Rencana Jokowi memberikan hak veto kepada para menko ditanggapi dingin oleh Direktur Eksekutif Indonesia Political Review Ujang Komaruddin. Ia menilai ada motif politik di balik kebijakan itu. "Bisa saja ini motif kalau Presiden cuci tangan kalau ada hal yang salah tak mau disalahkan. Sepertinya arahnya ke situ," kata Ujang saat dihubungi Tempo, Sabtu, 26 Oktober 2019.
Ujang menuturkan, tugas para menko sifatnya koordinatif dan tak seharusnya diberikan hak veto. Sebab, menteri-menteri dalam koordinasi memiliki kebijakan yang sama dengan semua menteri, termasuk dengan menko. Sehingga, para menteri bisa langsung ke presiden, bukan kepada menko.

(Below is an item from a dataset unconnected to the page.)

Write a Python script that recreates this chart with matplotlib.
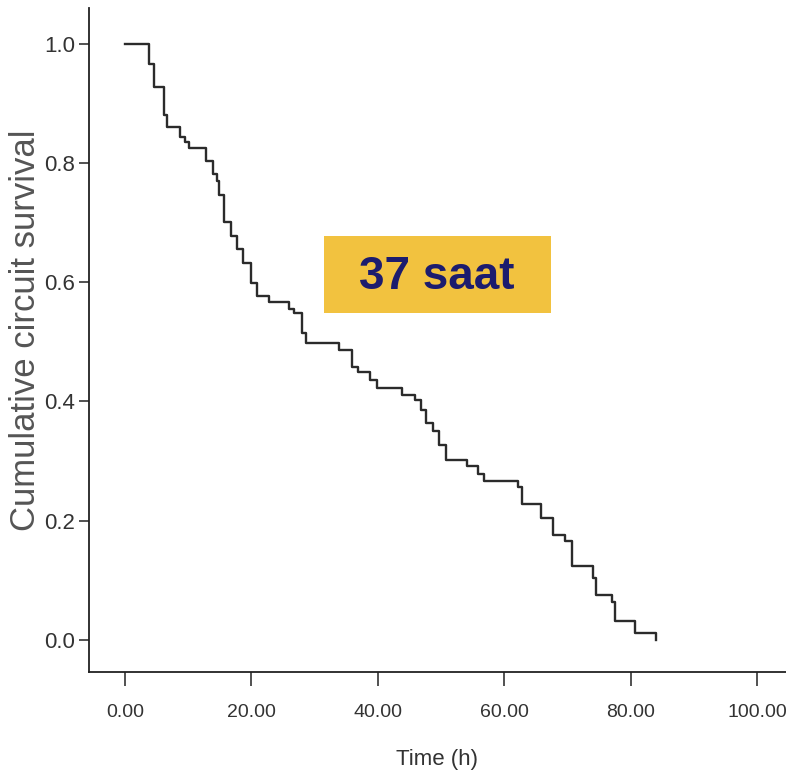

Kebijakan lepas tangan, kata akademisi Universitas Al-Azhar Indonesia ini juga pernah dilakukan Jokowi saat membubarkan kelompok Hizbut Tahrir Indonesia atau HTI. "Seolah-olah yang disalahkan Menko Polhukam, bukan Presiden. Ini akan lebih dikeraskan lagi," kata dia.
Selain itu, Ujang juga melihat karena Jokowi sudah tidak bisa mencalonkan di pemilihan presiden mendatang, maka menteri koordinator yang menjadi tameng menghadapi kemarahan masyarakat atas kebijakan pemerintah. Misalnya, tentang masyarakat ingin Perpu KPK, yang hingga hari ini belum dikeluarkan. “Ada indikasi tidak dikeluarkan. Kalau masyarakat marah, yang jadi tameng Menko Polhukamnya. Ini sepertinya arahnya ke situ."